An 11-year-old Brazilian boy on vacation at Universal Orlando had his foot and leg crushed while riding the E.T. attraction at Universal Studios Florida in late January and since then, the family has taken Universal to court.
According to Orlando Sentinel, Roberta Perez, mother to the Tiago Perez (the boy involved in the incident), sued Universal in Orange Circuit Court in late February seeking at least $15,000 in damages for the Jan. 31 incident.
Edmund Normand, the Orlando-based lawyer for Tiago Perez, stated that it appeared that Perez’s left foot became stuck between the ride vehicle and a cement offloading area at the end of the ride.
In the incident, Tiago’s foot was crushed, breaking multiple bones in his toes, foot and leg in what Normand described as a bloody scene.
According to Normand, Tiago wasn’t doing anything wrong while riding the attraction –“He was just being a normal kid, a normal rider.”
Tiago’s feet weren’t on the pedals of the bike, but naturally dangled and were inside the vehicle as requested, said Normand, who is seeking to obtain video of what happened.
Orlando Sentinel reports that Tiago’s family were witnesses, his mother sat in the same row and other family members were behind the boy, who was in the last seat in the middle row.
Tiago is now under the treatment of an orthopedic surgeon in Brazil and has not returned to school since the accident weeks ago. The boy, who played on a soccer team in Brazil, must keep his foot elevated.
Normand says the family is worried the injury will affect how Tiago grows up. “It’s nonsensical,” Normand said for the injury to have occurred on a kid-friendly attraction like E.T., which has a height requirement of just 34 inches.
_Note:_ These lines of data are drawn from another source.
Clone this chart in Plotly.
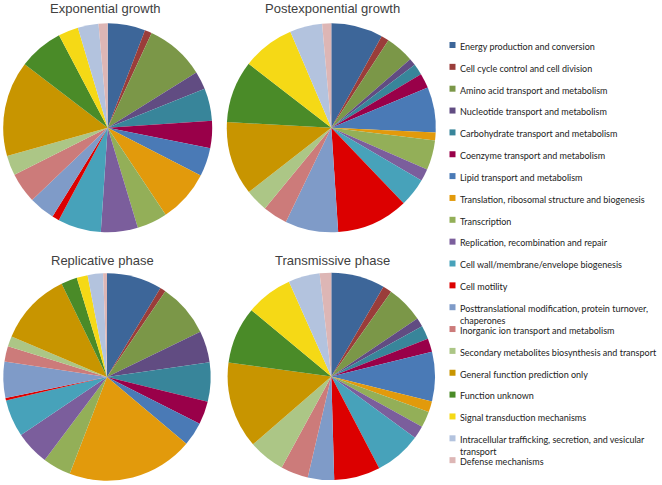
import plotly.graph_objects as go

categories = [
    "Energy production and conversion",
    "Cell cycle control and cell division",
    "Amino acid transport and metabolism",
    "Nucleotide transport and metabolism",
    "Carbohydrate transport and metabolism",
    "Coenzyme transport and metabolism",
    "Lipid transport and metabolism",
    "Translation, ribosomal structure and biogenesis",
    "Transcription",
    "Replication, recombination and repair",
    "Cell wall/membrane/envelope biogenesis",
    "Cell motility",
    "Posttranslational modification, protein turnover,<br>chaperones",
    "Inorganic ion transport and metabolism",
    "Secondary metabolites biosynthesis and transport",
    "General function prediction only",
    "Function unknown",
    "Signal transduction mechanisms",
    "Intracellular trafficking, secretion, and vesicular<br>transport",
    "Defense mechanisms",
]

panel_titles = ["Exponential growth", "Postexponential growth",
                "Replicative phase", "Transmissive phase"]

exponential = [5.8, 1.1, 9.2, 2.8, 5.0, 4.2, 4.4, 8.1, 4.7, 5.7,
               6.7, 1.1, 4.0, 4.7, 3.1, 14.7, 6.9, 3.1, 3.2, 1.4]
postexponential = [8.0, 1.2, 4.4, 1.1, 1.7, 2.3, 7.0, 1.2, 4.6, 1.9,
                   4.4, 11.1, 8.2, 3.8, 3.5, 11.4, 9.6, 8.1, 5.0, 1.4]
replicative = [8.6, 0.9, 8.3, 4.9, 6.1, 3.6, 3.7, 19.7, 4.4, 5.3,
               5.8, 0.4, 5.6, 2.4, 1.6, 11.4, 2.5, 1.7, 2.4, 0.6]
transmissive = [8.4, 1.4, 5.8, 1.4, 2.1, 2.1, 7.7, 1.7, 2.5, 2.0,
                7.3, 7.2, 4.1, 4.3, 5.7, 13.5, 8.9, 7.3, 4.9, 1.8]

colors = ["#3D6699", "#9A3D3A", "#7B9748", "#614C82", "#38859A",
          "#990049", "#4A7AB6", "#E29A0C", "#93AF58", "#7B5E9C",
          "#47A2BA", "#DC0000", "#7F9BC8", "#CC7B7A", "#ACC686",
          "#C89500", "#4A8B28", "#F5D916", "#B3C3DE", "#DDB6B5"]

W, H = 662, 485


def px(x):
    return min(max(x / W, 0.0), 1.0)


def py(y):
    return min(max(1 - y / H, 0.0), 1.0)


# pie centres and radii in window pixels
pies = [
    (exponential, 107.7, 127.8, 104.5),
    (postexponential, 331.3, 127.8, 104.5),
    (replicative, 107.0, 377.0, 103.7),
    (transmissive, 331.3, 376.4, 103.7),
]
title_pos = [(105, 8), (332, 8), (102, 260), (332, 260)]

fig = go.Figure()
for (vals, cx, cy, r) in pies:
    fig.add_trace(go.Pie(
        labels=categories,
        values=vals,
        sort=False,
        direction="clockwise",
        rotation=0,
        textinfo="none",
        hoverinfo="label+percent",
        marker=dict(colors=colors, line=dict(width=0)),
        domain=dict(x=[px(cx - r), px(cx + r)], y=[py(cy + r), py(cy - r)]),
        showlegend=False,
    ))

annotations = []
for t, (tx, ty) in zip(panel_titles, title_pos):
    annotations.append(dict(
        text=t, x=px(tx), y=py(ty), xref="paper", yref="paper",
        xanchor="center", yanchor="middle", showarrow=False,
        font=dict(family="Liberation Sans, Arial", size=13, color="#404040"),
    ))

shapes = []
y0, step = 45.0, 21.85
for i, (lab, col) in enumerate(zip(categories, colors)):
    yc = y0 + step * i
    shapes.append(dict(
        type="rect", xref="paper", yref="paper",
        x0=px(449.5), x1=px(455.5), y0=py(yc + 3), y1=py(yc - 3),
        fillcolor=col, line=dict(width=0),
    ))
    annotations.append(dict(
        text=lab, x=px(457.5), y=py(yc - 6.2), xref="paper", yref="paper",
        xanchor="left", yanchor="top", align="left", showarrow=False,
        font=dict(family="Lato, Carlito, Calibri, sans-serif", size=9, color="#222222"),
    ))

fig.update_layout(
    width=W, height=H, autosize=False,
    margin=dict(l=0, r=0, t=0, b=0),
    paper_bgcolor="white", plot_bgcolor="white",
    annotations=annotations, shapes=shapes,
)

fig.write_html("out.html", config={"displayModeBar": False},
               post_script="document.body.style.margin='0';")
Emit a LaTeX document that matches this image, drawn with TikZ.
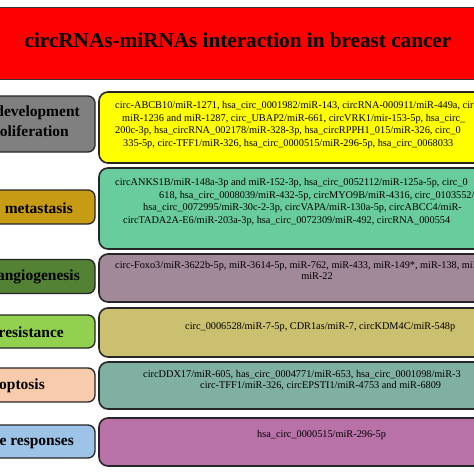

Normand says the lawsuit also notes that Tiago, as well as his mother, did not speak English and could not read any warning signs.
Orlando Sentinel reports that records show the Orlando Fire Department responded to an injury just before 6 p.m. on January 31 at Universal Studios, but the city would not provide detailed information on what happened because it was a medical call.
“There was an incident last night — but we are confident the attraction was operating normally at the time. The ride is temporarily closed as part of our own safety and review procedures,” Universal spokesman Tom Schroder said in a statement on Feb. 1.
Normand has said they’ve noticed a new safety check on the ride as recently as Monday, where the ride now pauses momentarily as it nears its exit so a Universal employee can check to make sure riders’ arms and legs are inside the vehicle. Normand claims this is new since they originally began researching the attraction.
Normand has also suggested Universal should add netting to protect people’s feet, as it does on Men in Black: Alien Attack. “Why not do the same methods they have on their other rides?” Normand said.